#### Available data:

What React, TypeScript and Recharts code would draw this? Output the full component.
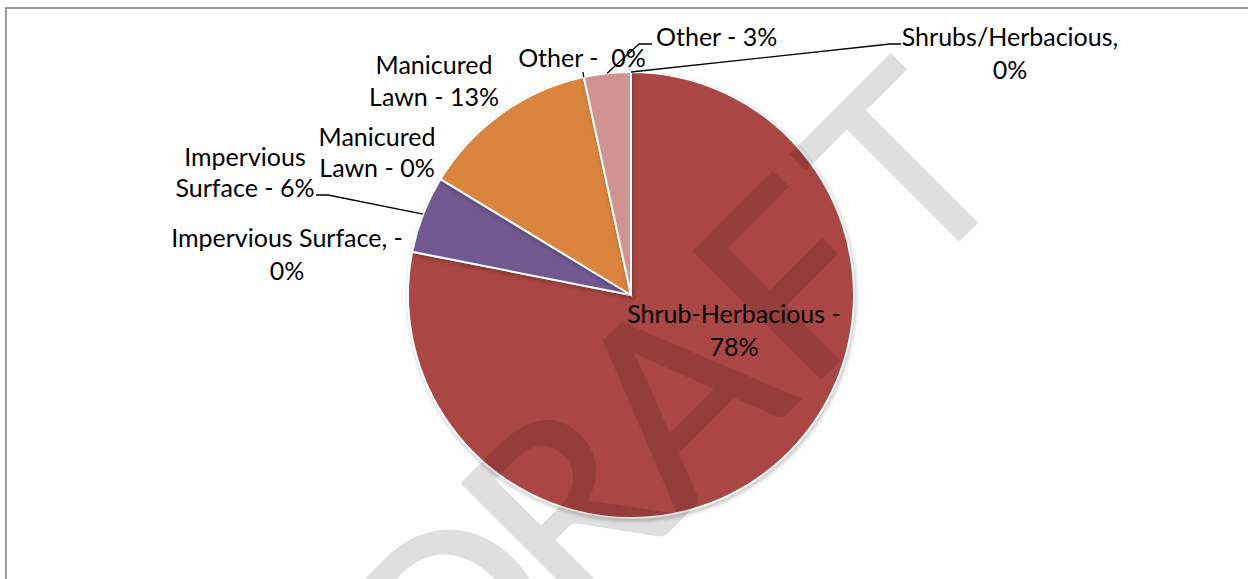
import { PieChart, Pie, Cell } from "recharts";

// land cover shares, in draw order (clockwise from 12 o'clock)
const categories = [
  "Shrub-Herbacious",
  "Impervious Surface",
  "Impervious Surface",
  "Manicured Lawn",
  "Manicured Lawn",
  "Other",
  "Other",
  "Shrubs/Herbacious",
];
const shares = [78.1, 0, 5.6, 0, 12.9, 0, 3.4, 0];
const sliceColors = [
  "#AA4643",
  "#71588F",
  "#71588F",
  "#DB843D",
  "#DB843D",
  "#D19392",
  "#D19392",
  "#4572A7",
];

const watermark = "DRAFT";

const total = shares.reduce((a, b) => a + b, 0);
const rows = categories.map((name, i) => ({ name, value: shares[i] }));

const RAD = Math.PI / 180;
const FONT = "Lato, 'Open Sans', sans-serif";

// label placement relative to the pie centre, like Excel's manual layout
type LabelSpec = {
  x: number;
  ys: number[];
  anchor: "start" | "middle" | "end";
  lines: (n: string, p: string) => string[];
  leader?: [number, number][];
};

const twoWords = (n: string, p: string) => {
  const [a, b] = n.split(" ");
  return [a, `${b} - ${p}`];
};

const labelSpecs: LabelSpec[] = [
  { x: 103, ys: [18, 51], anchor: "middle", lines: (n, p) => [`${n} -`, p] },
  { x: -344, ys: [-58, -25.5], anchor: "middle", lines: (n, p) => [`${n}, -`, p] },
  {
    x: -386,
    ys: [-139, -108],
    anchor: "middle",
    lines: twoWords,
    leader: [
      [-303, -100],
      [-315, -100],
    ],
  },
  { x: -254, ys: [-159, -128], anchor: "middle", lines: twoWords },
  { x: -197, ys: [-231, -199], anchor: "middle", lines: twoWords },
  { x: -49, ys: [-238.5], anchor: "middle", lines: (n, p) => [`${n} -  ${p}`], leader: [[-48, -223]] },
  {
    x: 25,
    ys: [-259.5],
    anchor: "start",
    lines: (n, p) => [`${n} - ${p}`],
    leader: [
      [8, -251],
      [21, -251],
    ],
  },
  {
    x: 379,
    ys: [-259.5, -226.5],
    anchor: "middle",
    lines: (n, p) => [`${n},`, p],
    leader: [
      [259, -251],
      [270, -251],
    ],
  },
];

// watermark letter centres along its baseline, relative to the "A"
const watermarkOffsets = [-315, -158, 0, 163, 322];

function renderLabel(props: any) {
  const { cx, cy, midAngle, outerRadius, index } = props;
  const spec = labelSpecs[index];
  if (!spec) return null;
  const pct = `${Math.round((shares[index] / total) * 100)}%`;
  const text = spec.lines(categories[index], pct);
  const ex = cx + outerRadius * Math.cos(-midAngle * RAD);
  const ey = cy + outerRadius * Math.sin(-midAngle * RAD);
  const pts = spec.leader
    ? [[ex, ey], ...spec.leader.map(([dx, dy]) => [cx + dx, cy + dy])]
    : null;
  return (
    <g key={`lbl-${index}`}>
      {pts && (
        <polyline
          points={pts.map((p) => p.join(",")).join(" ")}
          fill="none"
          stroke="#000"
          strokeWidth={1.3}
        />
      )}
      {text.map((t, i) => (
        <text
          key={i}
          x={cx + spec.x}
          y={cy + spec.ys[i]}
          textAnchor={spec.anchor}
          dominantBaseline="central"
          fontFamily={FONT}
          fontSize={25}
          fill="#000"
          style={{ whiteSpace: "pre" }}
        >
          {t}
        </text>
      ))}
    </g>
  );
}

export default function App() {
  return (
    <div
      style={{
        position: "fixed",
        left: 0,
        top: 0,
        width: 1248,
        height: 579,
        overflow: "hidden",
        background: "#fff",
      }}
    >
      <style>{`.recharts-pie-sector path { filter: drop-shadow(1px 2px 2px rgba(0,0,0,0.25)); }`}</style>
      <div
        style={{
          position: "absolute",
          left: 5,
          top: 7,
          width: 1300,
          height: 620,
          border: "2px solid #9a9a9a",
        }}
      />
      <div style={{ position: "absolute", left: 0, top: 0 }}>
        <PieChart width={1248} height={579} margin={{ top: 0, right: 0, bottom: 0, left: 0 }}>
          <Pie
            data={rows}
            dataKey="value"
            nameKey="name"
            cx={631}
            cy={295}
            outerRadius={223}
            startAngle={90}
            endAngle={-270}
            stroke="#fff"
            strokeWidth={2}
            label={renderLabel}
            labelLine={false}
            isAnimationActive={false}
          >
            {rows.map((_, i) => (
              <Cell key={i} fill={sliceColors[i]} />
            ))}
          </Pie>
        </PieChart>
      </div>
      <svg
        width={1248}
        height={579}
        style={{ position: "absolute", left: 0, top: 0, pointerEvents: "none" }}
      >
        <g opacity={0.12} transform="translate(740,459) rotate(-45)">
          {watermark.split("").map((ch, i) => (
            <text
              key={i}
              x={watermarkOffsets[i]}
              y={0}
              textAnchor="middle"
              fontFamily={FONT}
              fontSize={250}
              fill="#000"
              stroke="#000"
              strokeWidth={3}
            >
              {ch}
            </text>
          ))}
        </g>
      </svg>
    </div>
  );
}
==
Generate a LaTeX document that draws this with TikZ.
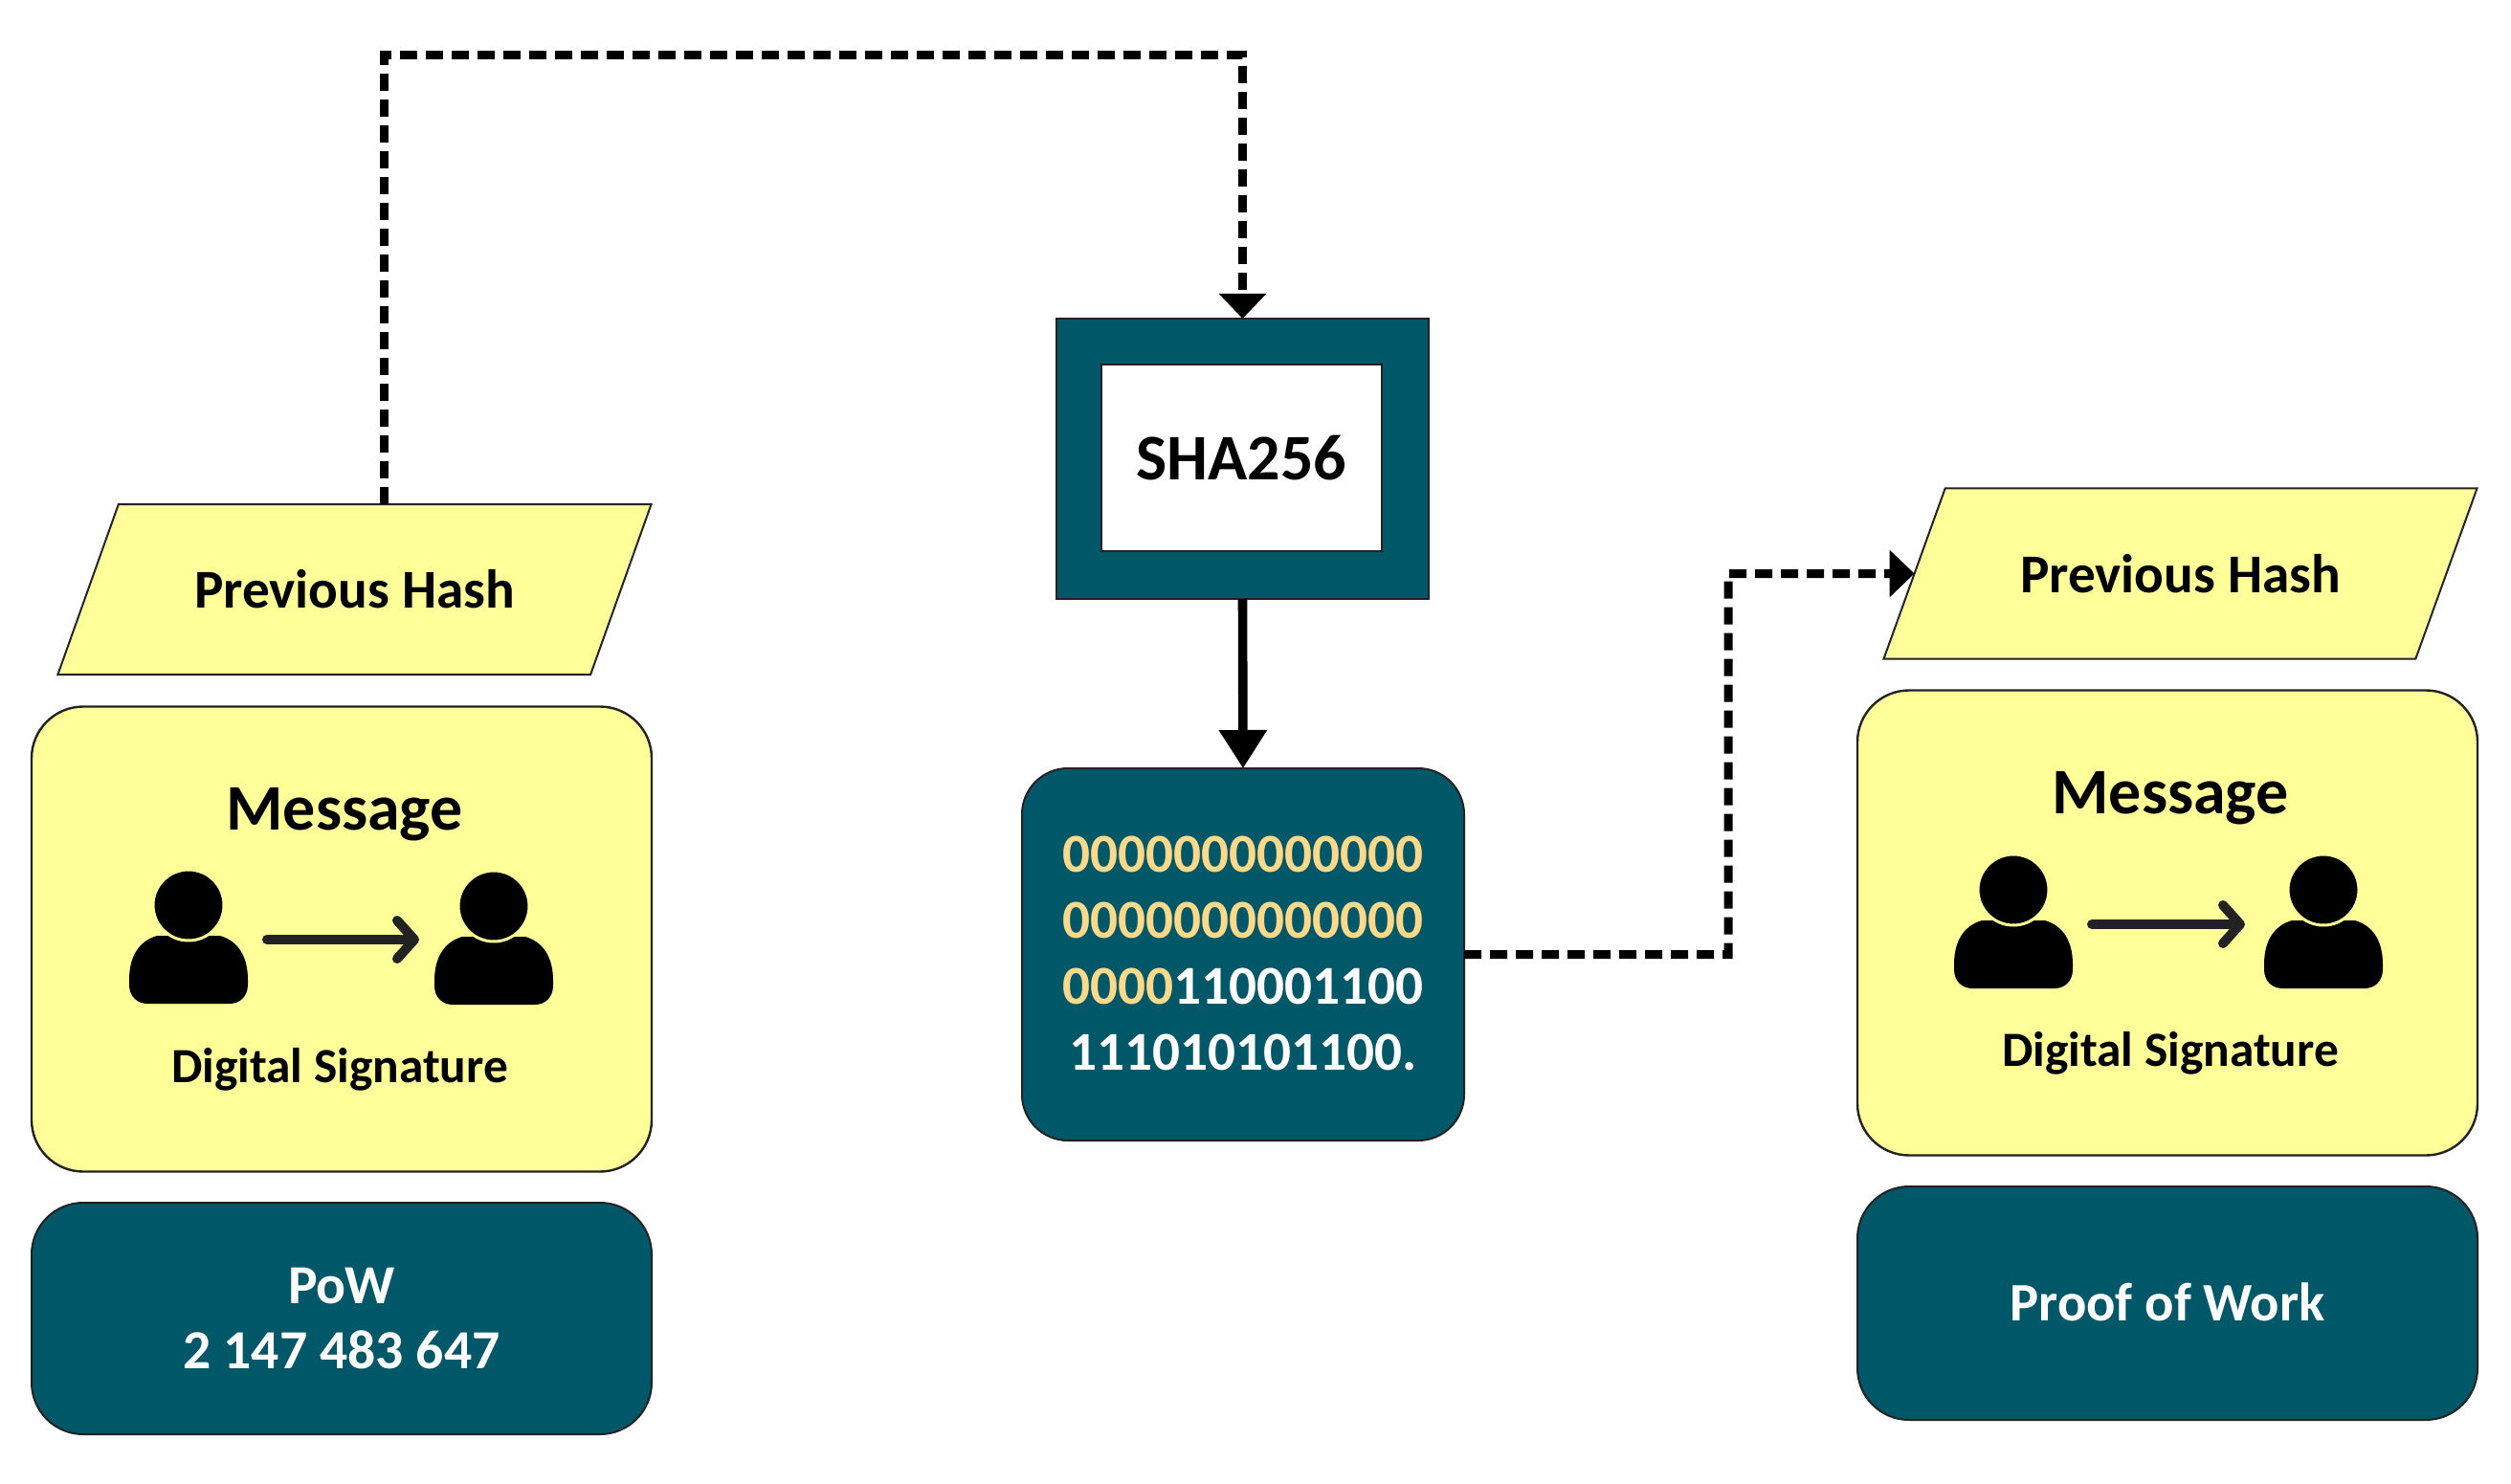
--
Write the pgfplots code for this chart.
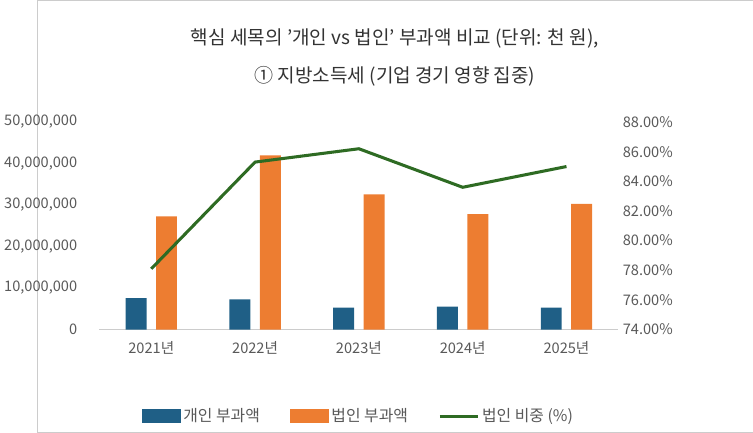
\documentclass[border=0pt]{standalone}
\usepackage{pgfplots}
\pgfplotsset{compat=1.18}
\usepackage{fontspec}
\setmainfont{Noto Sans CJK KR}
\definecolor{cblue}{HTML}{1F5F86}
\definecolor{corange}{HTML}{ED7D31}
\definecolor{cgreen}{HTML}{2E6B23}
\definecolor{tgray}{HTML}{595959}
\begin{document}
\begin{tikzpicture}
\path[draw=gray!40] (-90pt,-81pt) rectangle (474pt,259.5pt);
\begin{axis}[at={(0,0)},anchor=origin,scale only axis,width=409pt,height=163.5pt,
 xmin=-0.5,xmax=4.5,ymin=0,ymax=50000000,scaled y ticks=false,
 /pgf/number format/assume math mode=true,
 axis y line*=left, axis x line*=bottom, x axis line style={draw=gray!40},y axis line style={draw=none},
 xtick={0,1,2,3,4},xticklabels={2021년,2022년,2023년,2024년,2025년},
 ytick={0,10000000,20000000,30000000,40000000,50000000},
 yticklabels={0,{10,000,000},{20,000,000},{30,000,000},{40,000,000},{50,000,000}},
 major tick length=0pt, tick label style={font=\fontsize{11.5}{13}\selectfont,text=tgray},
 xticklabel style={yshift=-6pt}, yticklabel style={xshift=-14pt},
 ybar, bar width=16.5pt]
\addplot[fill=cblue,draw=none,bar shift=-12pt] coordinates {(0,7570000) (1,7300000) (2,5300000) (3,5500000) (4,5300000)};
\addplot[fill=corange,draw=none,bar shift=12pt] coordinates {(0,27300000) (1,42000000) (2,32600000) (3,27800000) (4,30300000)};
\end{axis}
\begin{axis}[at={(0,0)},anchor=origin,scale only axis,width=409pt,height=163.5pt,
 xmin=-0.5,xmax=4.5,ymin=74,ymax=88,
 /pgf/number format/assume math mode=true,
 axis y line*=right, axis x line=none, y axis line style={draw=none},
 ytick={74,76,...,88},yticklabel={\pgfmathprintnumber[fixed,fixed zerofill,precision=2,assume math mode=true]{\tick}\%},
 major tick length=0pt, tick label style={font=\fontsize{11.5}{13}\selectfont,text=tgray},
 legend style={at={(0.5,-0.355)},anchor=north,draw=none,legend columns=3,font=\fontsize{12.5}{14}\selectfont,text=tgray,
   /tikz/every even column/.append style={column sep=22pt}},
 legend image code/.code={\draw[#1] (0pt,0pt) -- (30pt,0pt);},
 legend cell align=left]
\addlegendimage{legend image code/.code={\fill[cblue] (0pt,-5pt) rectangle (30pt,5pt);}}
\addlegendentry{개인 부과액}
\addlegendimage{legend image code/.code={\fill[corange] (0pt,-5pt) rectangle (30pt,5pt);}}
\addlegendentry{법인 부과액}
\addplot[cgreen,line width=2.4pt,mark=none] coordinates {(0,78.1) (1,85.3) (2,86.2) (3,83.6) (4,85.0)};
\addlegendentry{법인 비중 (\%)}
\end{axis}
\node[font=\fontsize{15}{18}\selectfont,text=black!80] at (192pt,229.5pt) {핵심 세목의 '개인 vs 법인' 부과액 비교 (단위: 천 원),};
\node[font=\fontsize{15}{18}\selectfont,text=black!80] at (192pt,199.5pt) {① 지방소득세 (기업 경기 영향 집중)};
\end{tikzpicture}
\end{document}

#### Written exercise:
Only the number is wanted: how many lines contain the string "code"?

#### Solution to the problem:
5